The Nextbit Robin was an Android-based smartphone manufactured by Nextbit Systems, a San Francisco-based startup founded in 2012 by former Google Android team members Tom Moss and Mike Chan, which was acquired by Razer Inc. in January 2017. The phone was marketed as "Cloud-first" where it utilized cloud storage to store data which wouldn't be used for a long period of time, thus saving space in the device's local storage.

The product and crowdfunding campaign was launched on Kickstarter on September 1, 2015. Twelve hours after it was launched, the phone reached its funding goal of US$500,000, much earlier than the expected goal of 30 days, and completed its $1 million goal within two weeks.

It was launched on February 16, 2016, where 1000 units of the GSM variant was shipped to its backers on Kickstarter, and an additional 2,300 units were sold through its official website.

In January 2017, Nextbit was bought by Singaporean-American videogame hardware manufacturer Razer Inc. Sales of the phone were halted almost immediately after the announcement. On March 1, 2018, the cloud storage feature was shut down by Nextbit. 10 months after the acquisition, in November 2017, Razer released the Razer Phone, their first game-centric smartphone, with the overall design based on the Robin.

==Specifications==
===Hardware===
The Robin was mostly made of polycarbonate with a matte finish and a Gorilla Glass 4 front panel. The device weighs approximately 150 g and is 149 mm tall, 72 mm wide, and 7 mm thick. The display of the device is a 5.2 in IPS LCD with a resolution of 1920 x 1080 pixels and pixel density of 424 ppi.

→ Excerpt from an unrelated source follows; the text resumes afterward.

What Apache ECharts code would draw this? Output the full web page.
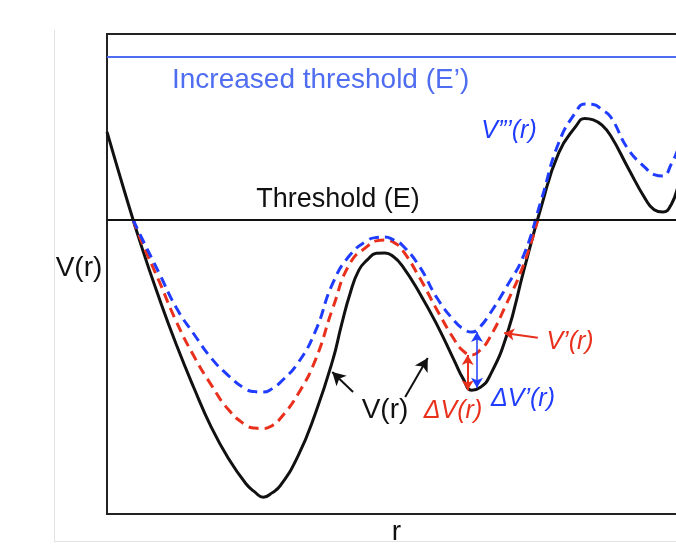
<!DOCTYPE html>
<html>
<head>
<meta charset="utf-8">
<script src="https://cdn.jsdelivr.net/npm/echarts@6/dist/echarts.min.js"></script>
<style>
  html, body { margin: 0; background: #fff; }
  #main { width: 676px; height: 544px; }
</style>
</head>
<body>
<div id="main"></div>
<script>
// potential curves, [r, V] in arbitrary units (r 0..100, V 0..100)
var V = [[0, 79.6], [3, 67.3], [6, 55.6], [9, 45.0], [12, 35.2], [15, 26.3], [18, 18.1], [21, 11.5],
  [24, 6.3], [25.5, 4.6], [27, 3.5], [28.5, 4.4], [30, 6.0], [33, 12.1], [36, 21.0], [39, 32.1],
  [40.5, 39.4], [42, 46.0], [43.5, 50.8], [45, 53.0], [46.5, 54.3], [48, 54.4], [49.5, 53.6], [51, 51.7],
  [54, 46.0], [57, 39.4], [60, 31.9], [61.5, 28.2], [63, 25.8], [64.5, 26.4], [66, 28.5], [69, 37.1],
  [72, 50.8], [75, 64.0], [78, 75.2], [81, 80.8], [82.5, 82.4], [84, 82.1], [85.5, 81.0], [87, 78.8],
  [90, 72.1], [93, 65.6], [94.5, 63.4], [96, 62.9], [97.5, 64.6], [99, 69.6], [100, 72.5]];
var V1 = [[4.5, 61.3], [6, 56.7], [9, 48.5], [12, 40.0], [15, 32.9], [18, 26.9], [21, 21.7], [24, 18.5],
  [25.5, 17.9], [27, 17.8], [28.5, 18.4], [30, 20.0], [33, 25.0], [36, 32.1], [39, 42.9], [42, 52.3],
  [45, 55.8], [46.5, 56.9], [48, 57.1], [49.5, 56.6], [51, 55.0], [54, 49.2], [57, 42.5], [60, 36.3],
  [61.5, 34.0], [63, 33.1], [64.5, 34.2], [66, 36.5], [69, 43.8], [72, 52.1], [74.4, 61.3]];
var V2 = [[4.5, 61.3], [6, 57.5], [9, 50.2], [12, 42.9], [15, 37.5], [18, 32.5], [21, 28.8], [24, 26.0],
  [25.5, 25.5], [27, 25.4], [28.5, 26.1], [30, 27.5], [33, 31.5], [36, 38.1], [39, 48.1], [42, 54.0],
  [45, 57.0], [46.5, 57.6], [48, 57.7], [49.5, 57.1], [51, 56.0], [54, 51.5], [57, 45.0], [60, 40.2],
  [61.5, 38.6], [63, 37.9], [64.5, 39.1], [66, 41.5], [69, 47.3], [72, 54.0], [75, 65.4], [78, 77.3],
  [81, 83.8], [82.5, 85.4], [84, 85.3], [85.5, 84.2], [87, 82.7], [90, 76.0], [93, 72.1], [94.5, 70.7],
  [96, 70.4], [97.5, 73.0], [99, 76.9], [100, 79.0]];
var E = 61.3;       // threshold
var E2 = 95.2;      // increased threshold
// annotation arrows: [r1, V1, r2, V2]
var dV = [62.3, 25.8, 62.3, 33.1];
var dV2 = [63.9, 26.3, 63.9, 37.9];
var pV1 = [74.4, 36.7, 68.6, 37.7];
var pV = [[42.5, 25.4, 38.9, 29.6], [51.5, 24.4, 55.4, 32.5]];

var black = '#111', red = '#e8301c', blue = '#1f3cff', lightBlue = '#4f6df0';
var font = '"Liberation Sans", Arial, Helvetica, sans-serif';

function arrow(a, color, both) {
  return [
    { coord: [a[0], a[1]], symbol: both ? 'arrow' : 'none', lineStyle: { color: color } },
    { coord: [a[2], a[3]], symbol: 'arrow' }
  ];
}

var myChart = echarts.init(document.getElementById('main'));
myChart.setOption({
  animation: false,
  grid: {
    left: 107, top: 34, width: 579, height: 480, outerBoundsMode: 'none',
    show: true, borderColor: '#222', borderWidth: 2
  },
  xAxis: {
    type: 'value', min: 0, max: 100,
    axisLine: { show: false }, axisTick: { show: false }, axisLabel: { show: false }, splitLine: { show: false },
    name: 'r', nameLocation: 'middle', nameGap: 4,
    nameTextStyle: { fontSize: 28, color: black, fontFamily: font }
  },
  yAxis: {
    type: 'value', min: 0, max: 100,
    axisLine: { show: false }, axisTick: { show: false }, axisLabel: { show: false }, splitLine: { show: false }
  },
  series: [
    {
      name: 'V(r)', type: 'line', data: V, smooth: 0.5, symbol: 'none',
      lineStyle: { color: black, width: 3 },
      markLine: {
        silent: true, symbol: 'none', symbolSize: [11, 13], label: { show: false },
        lineStyle: { color: black, width: 2, type: 'solid' },
        data: [
          [{ coord: [0, E] }, { coord: [100, E] }],
          arrow(pV[0], black, false),
          arrow(pV[1], black, false)
        ]
      }
    },
    {
      name: "V'(r)", type: 'line', data: V1, smooth: 0.5, symbol: 'none',
      lineStyle: { color: red, width: 3, type: [10, 6] },
      markLine: {
        silent: true, symbol: 'none', symbolSize: [9, 10], label: { show: false },
        lineStyle: { color: red, width: 2, type: 'solid' },
        data: [arrow(dV, red, true), arrow(pV1, red, false)]
      }
    },
    {
      name: "V''(r)", type: 'line', data: V2, smooth: 0.5, symbol: 'none',
      lineStyle: { color: blue, width: 3, type: [10, 6] },
      markLine: {
        silent: true, symbol: 'none', symbolSize: [9, 10], label: { show: false },
        lineStyle: { color: blue, width: 1.5, type: 'solid' },
        data: [
          [{ coord: [0, E2], lineStyle: { color: lightBlue, width: 2 } }, { coord: [100, E2] }],
          arrow(dV2, blue, true)
        ]
      }
    }
  ],
  graphic: [
    { type: 'line', shape: { x1: 54.5, y1: 30, x2: 54.5, y2: 541 }, style: { stroke: '#e2e2e2', lineWidth: 1 } },
    { type: 'line', shape: { x1: 54, y1: 541.5, x2: 676, y2: 541.5 }, style: { stroke: '#e2e2e2', lineWidth: 1 } },
    { type: 'text', x: 79, y: 268, style: { text: 'V(r)', fill: black, font: '28px ' + font, align: 'center', verticalAlign: 'middle' } },
    { type: 'text', left: 172, top: 66, style: { text: 'Increased threshold (E\u2019)', fill: lightBlue, font: '28px ' + font } },
    { type: 'text', x: 338, y: 200, style: { text: 'Threshold (E)', fill: black, font: '27px ' + font, align: 'center', verticalAlign: 'middle' } },
    { type: 'text', x: 385, y: 410, style: { text: 'V(r)', fill: black, font: '28px ' + font, align: 'center', verticalAlign: 'middle' } },
    { type: 'text', x: 509, y: 131, style: { text: 'V\u201D\u2019(r)', fill: blue, font: 'italic 25px ' + font, align: 'center', verticalAlign: 'middle' } },
    { type: 'text', x: 570, y: 342, style: { text: 'V\u2019(r)', fill: red, font: 'italic 25px ' + font, align: 'center', verticalAlign: 'middle' } },
    { type: 'text', x: 453, y: 411, style: { text: '\u0394V(r)', fill: red, font: 'italic 25px ' + font, align: 'center', verticalAlign: 'middle' } },
    { type: 'text', x: 523, y: 399, style: { text: '\u0394V\u2019(r)', fill: blue, font: 'italic 25px ' + font, align: 'center', verticalAlign: 'middle' } }
  ]
});
</script>
</body>
</html>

It is powered by a six-core Qualcomm Snapdragon 808 (MSM8992), with a 2 + 4 custom processor configuration (2x 1.82 GHz Cortex-A57 + 4x 1.44 GHz Cortex-A53) and 3 GB of LPDDR3 RAM.

===Storage===
The Robin comes with a built-in 32 GB of internal storage, but does not feature microSD card expansion. Instead, the smartphone utilized cloud storage. It had 100 GB of usable cloud storage offered by Nextbit out of the box, which is integrated within the phone's software as an additional "external" storage. Shortly after being purchased by Razer, Nextbit shut down the cloud storage feature on March 1, 2018, with data accessible until April 1, 2018.

When installed applications, for example, were not used by the user for a long period; the smartphone automatically detected them and archived them into the cloud to reduce internal storage usage. It also adapted to the usage patterns of the user and performed the backup process whenever applicable. The smartphone also stored the user's photos in the cloud in the default resolution appropriate for upload, until the user specified the resolution.

==Reception==

===Sales===
Pre-orders after the Kickstarter campaign began in October 2015, with shipping set to start in February 2016. During the preorder period, the Nextbit Robin had estimated arrival time of February. The phone stopped being produced in January 2017, following the companies acquisition by Razer Inc.

===Known issues===
The Robin had suffered performance issues upon launch, including lag and slow performance of the camera. These issues were marked as resolved by Nextbit by releasing software updates in March and April. However, issues persist for many users. The smartphone was also quite easy to bend with both hands due to its all plastic housing, as was tested by Zack Nelson on his YouTube channel JerryRigEverything.